The Odd Couple
There’s no “Crazy Part 2” here, but Gnarls Barkley’s sophomore album is more rewarding than the debut. The peppy pity party “Charity Case,” the sunny ode to congenital sightlessness “Blind Mary,” and “Surprise,” a song about mortality’s inevitability sung over what sounds like an old Mamas and the Papas 45, will do just fine for hits.

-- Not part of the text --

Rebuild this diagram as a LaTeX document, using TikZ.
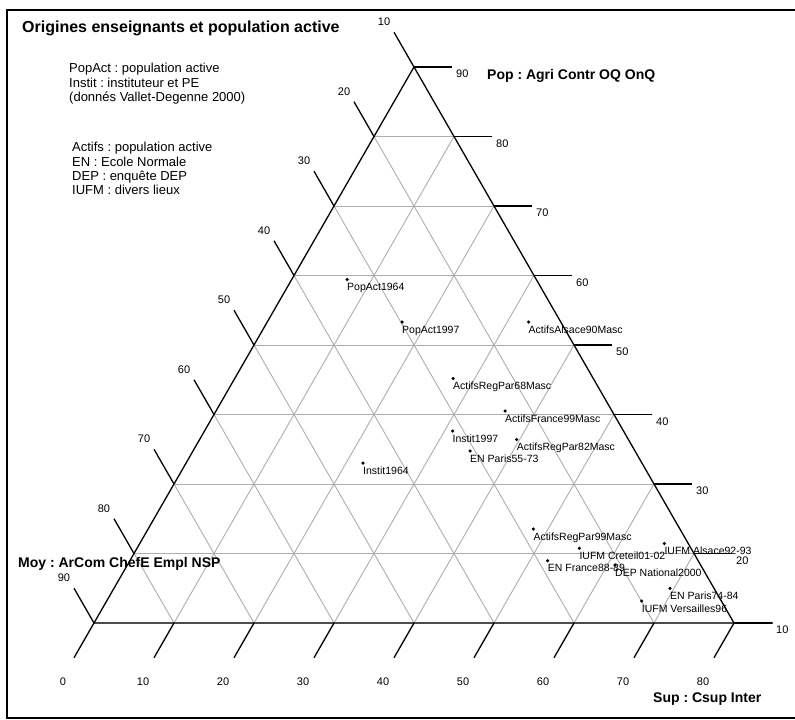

Repeat listens will help you appreciate the album’s true highlights: “Run (I’m a Natural Disaster),” “Who’s Gonna Save My Soul?” and “A Little Better.” All of them sound like what you’ve always wanted from Moby: gorgeous, golden-age soul samples with lots of cool-sounding robot shit.
Be Your Own Pet
Buy the import. The folks at Universal decided three songs on this album are too awesome (i.e. “violent”) for American ears. Since they cut a goofball doo-wop song about stabbing an ex-best friend (the kick-ass “Becky”) and left in a serious-sounding song about cutting yourself to hurt others (the disturbingly kick-ass “Twisted Nerve”), I’m guessing they’re worried about taking the rap for a teeny-bopper school shooting. But not only are these songs some of the album’s best, this noisy, ultraviolent glam-punk has gotta be cathartic for all that perky-girl rage. Don’t worry about the Be Your Own Pet fans. If some pubescent girl is packing an automatic weapon in her Hello Kitty backpack, she’s probably listening to Hannah Montana.
The Black Keys
This is what awkward white-boy blues should sound like. The minimalist instrumentation and gloaming vocals achieve beautiful depression without attempting to jack the swagger and pain that only years of actual oppression can buy. Album closer “Things Ain’t What They Used to Be” is the current frontrunner for prettiest suicide-inducing song of 2008, “Lies” finds a topic people of all races can piss and moan about, and “Strange Times” somehow manages to rock Led Zeppelin style without all the masturbation instrumentation.